__What is required__
Make an exact copy of the entries, and keep any pictures out of it.

##### Records for the exercise

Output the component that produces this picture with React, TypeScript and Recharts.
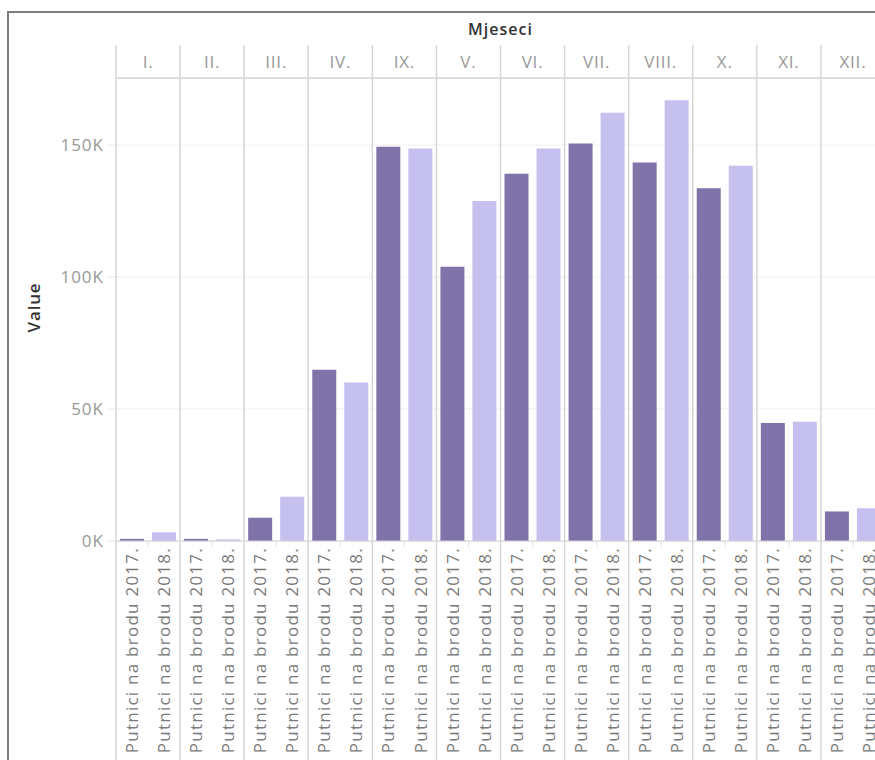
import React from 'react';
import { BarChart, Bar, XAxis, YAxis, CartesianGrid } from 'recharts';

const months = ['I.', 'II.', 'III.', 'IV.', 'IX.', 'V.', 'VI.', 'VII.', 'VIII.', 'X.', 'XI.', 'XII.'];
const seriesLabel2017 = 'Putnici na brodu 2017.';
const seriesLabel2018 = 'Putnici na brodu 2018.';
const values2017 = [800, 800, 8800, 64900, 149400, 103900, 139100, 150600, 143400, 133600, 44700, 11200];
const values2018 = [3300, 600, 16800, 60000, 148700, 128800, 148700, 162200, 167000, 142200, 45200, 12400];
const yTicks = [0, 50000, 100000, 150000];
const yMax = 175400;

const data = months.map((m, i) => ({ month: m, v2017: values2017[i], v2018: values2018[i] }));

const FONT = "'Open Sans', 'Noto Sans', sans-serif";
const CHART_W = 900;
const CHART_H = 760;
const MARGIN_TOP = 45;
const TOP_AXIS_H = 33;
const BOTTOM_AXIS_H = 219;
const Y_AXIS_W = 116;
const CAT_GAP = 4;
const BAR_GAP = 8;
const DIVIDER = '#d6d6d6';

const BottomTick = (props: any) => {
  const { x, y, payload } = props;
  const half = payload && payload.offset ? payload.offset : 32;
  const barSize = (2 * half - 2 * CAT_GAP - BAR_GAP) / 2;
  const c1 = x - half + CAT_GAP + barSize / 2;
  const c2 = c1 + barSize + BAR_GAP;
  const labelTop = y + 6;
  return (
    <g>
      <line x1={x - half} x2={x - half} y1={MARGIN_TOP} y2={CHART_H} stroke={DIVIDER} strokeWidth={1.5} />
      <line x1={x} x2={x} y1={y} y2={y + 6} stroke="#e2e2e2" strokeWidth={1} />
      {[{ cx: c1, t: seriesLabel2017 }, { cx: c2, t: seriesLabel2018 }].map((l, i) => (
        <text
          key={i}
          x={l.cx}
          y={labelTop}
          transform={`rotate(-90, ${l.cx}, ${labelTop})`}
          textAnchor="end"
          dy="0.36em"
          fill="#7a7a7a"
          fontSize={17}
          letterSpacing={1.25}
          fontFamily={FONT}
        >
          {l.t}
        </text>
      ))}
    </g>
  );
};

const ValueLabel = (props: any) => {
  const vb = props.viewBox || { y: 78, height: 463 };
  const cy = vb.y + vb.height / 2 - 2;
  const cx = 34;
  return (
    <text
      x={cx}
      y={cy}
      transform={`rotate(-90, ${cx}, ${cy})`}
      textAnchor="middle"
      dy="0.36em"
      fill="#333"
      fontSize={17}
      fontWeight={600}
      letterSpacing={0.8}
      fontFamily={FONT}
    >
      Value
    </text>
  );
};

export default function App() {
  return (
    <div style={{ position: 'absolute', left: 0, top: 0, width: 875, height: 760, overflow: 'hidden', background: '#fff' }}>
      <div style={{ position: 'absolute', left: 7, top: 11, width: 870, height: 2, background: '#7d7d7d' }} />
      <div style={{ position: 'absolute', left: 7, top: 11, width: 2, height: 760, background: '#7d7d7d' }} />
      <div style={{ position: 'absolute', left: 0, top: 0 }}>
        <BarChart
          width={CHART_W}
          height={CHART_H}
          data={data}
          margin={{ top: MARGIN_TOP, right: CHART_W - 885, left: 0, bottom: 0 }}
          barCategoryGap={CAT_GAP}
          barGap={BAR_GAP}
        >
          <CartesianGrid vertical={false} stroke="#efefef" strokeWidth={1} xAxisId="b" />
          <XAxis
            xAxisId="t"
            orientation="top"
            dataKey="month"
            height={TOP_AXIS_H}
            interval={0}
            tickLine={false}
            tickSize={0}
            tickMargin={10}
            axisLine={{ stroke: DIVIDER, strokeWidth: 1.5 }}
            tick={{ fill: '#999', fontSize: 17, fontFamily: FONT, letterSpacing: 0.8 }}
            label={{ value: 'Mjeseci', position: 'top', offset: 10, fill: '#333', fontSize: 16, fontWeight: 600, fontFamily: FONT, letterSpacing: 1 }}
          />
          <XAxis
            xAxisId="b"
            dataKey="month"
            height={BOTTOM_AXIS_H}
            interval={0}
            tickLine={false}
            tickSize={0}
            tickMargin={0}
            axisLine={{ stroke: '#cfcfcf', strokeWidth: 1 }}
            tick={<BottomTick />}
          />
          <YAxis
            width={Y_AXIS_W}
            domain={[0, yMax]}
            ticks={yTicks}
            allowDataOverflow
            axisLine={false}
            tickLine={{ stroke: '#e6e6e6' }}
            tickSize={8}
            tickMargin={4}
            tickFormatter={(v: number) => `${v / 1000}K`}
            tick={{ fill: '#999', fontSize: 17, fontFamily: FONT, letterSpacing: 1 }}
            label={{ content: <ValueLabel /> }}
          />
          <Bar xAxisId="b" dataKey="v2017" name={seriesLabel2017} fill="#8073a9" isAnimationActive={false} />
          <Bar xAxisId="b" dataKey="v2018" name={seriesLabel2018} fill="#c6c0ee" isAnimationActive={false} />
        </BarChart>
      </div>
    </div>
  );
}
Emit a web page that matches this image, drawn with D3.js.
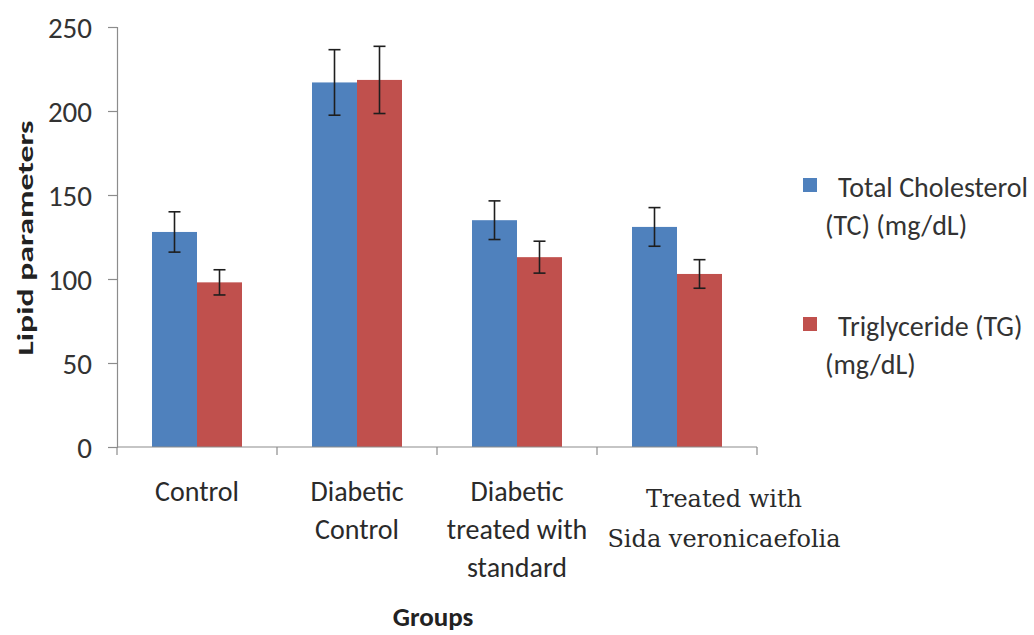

##########

__Result of this exercise__
Output the component that produces this picture with React, TypeScript and Recharts.
import React from 'react';
import { BarChart, Bar, XAxis, YAxis, CartesianGrid } from 'recharts';

const months = ['I.', 'II.', 'III.', 'IV.', 'IX.', 'V.', 'VI.', 'VII.', 'VIII.', 'X.', 'XI.', 'XII.'];
const seriesLabel2017 = 'Putnici na brodu 2017.';
const seriesLabel2018 = 'Putnici na brodu 2018.';
const values2017 = [800, 800, 8800, 64900, 149400, 103900, 139100, 150600, 143400, 133600, 44700, 11200];
const values2018 = [3300, 600, 16800, 60000, 148700, 128800, 148700, 162200, 167000, 142200, 45200, 12400];
const yTicks = [0, 50000, 100000, 150000];
const yMax = 175400;

const data = months.map((m, i) => ({ month: m, v2017: values2017[i], v2018: values2018[i] }));

const FONT = "'Open Sans', 'Noto Sans', sans-serif";
const CHART_W = 900;
const CHART_H = 760;
const MARGIN_TOP = 45;
const TOP_AXIS_H = 33;
const BOTTOM_AXIS_H = 219;
const Y_AXIS_W = 116;
const CAT_GAP = 4;
const BAR_GAP = 8;
const DIVIDER = '#d6d6d6';

const BottomTick = (props: any) => {
  const { x, y, payload } = props;
  const half = payload && payload.offset ? payload.offset : 32;
  const barSize = (2 * half - 2 * CAT_GAP - BAR_GAP) / 2;
  const c1 = x - half + CAT_GAP + barSize / 2;
  const c2 = c1 + barSize + BAR_GAP;
  const labelTop = y + 6;
  return (
    <g>
      <line x1={x - half} x2={x - half} y1={MARGIN_TOP} y2={CHART_H} stroke={DIVIDER} strokeWidth={1.5} />
      <line x1={x} x2={x} y1={y} y2={y + 6} stroke="#e2e2e2" strokeWidth={1} />
      {[{ cx: c1, t: seriesLabel2017 }, { cx: c2, t: seriesLabel2018 }].map((l, i) => (
        <text
          key={i}
          x={l.cx}
          y={labelTop}
          transform={`rotate(-90, ${l.cx}, ${labelTop})`}
          textAnchor="end"
          dy="0.36em"
          fill="#7a7a7a"
          fontSize={17}
          letterSpacing={1.25}
          fontFamily={FONT}
        >
          {l.t}
        </text>
      ))}
    </g>
  );
};

const ValueLabel = (props: any) => {
  const vb = props.viewBox || { y: 78, height: 463 };
  const cy = vb.y + vb.height / 2 - 2;
  const cx = 34;
  return (
    <text
      x={cx}
      y={cy}
      transform={`rotate(-90, ${cx}, ${cy})`}
      textAnchor="middle"
      dy="0.36em"
      fill="#333"
      fontSize={17}
      fontWeight={600}
      letterSpacing={0.8}
      fontFamily={FONT}
    >
      Value
    </text>
  );
};

export default function App() {
  return (
    <div style={{ position: 'absolute', left: 0, top: 0, width: 875, height: 760, overflow: 'hidden', background: '#fff' }}>
      <div style={{ position: 'absolute', left: 7, top: 11, width: 870, height: 2, background: '#7d7d7d' }} />
      <div style={{ position: 'absolute', left: 7, top: 11, width: 2, height: 760, background: '#7d7d7d' }} />
      <div style={{ position: 'absolute', left: 0, top: 0 }}>
        <BarChart
          width={CHART_W}
          height={CHART_H}
          data={data}
          margin={{ top: MARGIN_TOP, right: CHART_W - 885, left: 0, bottom: 0 }}
          barCategoryGap={CAT_GAP}
          barGap={BAR_GAP}
        >
          <CartesianGrid vertical={false} stroke="#efefef" strokeWidth={1} xAxisId="b" />
          <XAxis
            xAxisId="t"
            orientation="top"
            dataKey="month"
            height={TOP_AXIS_H}
            interval={0}
            tickLine={false}
            tickSize={0}
            tickMargin={10}
            axisLine={{ stroke: DIVIDER, strokeWidth: 1.5 }}
            tick={{ fill: '#999', fontSize: 17, fontFamily: FONT, letterSpacing: 0.8 }}
            label={{ value: 'Mjeseci', position: 'top', offset: 10, fill: '#333', fontSize: 16, fontWeight: 600, fontFamily: FONT, letterSpacing: 1 }}
          />
          <XAxis
            xAxisId="b"
            dataKey="month"
            height={BOTTOM_AXIS_H}
            interval={0}
            tickLine={false}
            tickSize={0}
            tickMargin={0}
            axisLine={{ stroke: '#cfcfcf', strokeWidth: 1 }}
            tick={<BottomTick />}
          />
          <YAxis
            width={Y_AXIS_W}
            domain={[0, yMax]}
            ticks={yTicks}
            allowDataOverflow
            axisLine={false}
            tickLine={{ stroke: '#e6e6e6' }}
            tickSize={8}
            tickMargin={4}
            tickFormatter={(v: number) => `${v / 1000}K`}
            tick={{ fill: '#999', fontSize: 17, fontFamily: FONT, letterSpacing: 1 }}
            label={{ content: <ValueLabel /> }}
          />
          <Bar xAxisId="b" dataKey="v2017" name={seriesLabel2017} fill="#8073a9" isAnimationActive={false} />
          <Bar xAxisId="b" dataKey="v2018" name={seriesLabel2018} fill="#c6c0ee" isAnimationActive={false} />
        </BarChart>
      </div>
    </div>
  );
}
Emit a web page that matches this image, drawn with D3.js.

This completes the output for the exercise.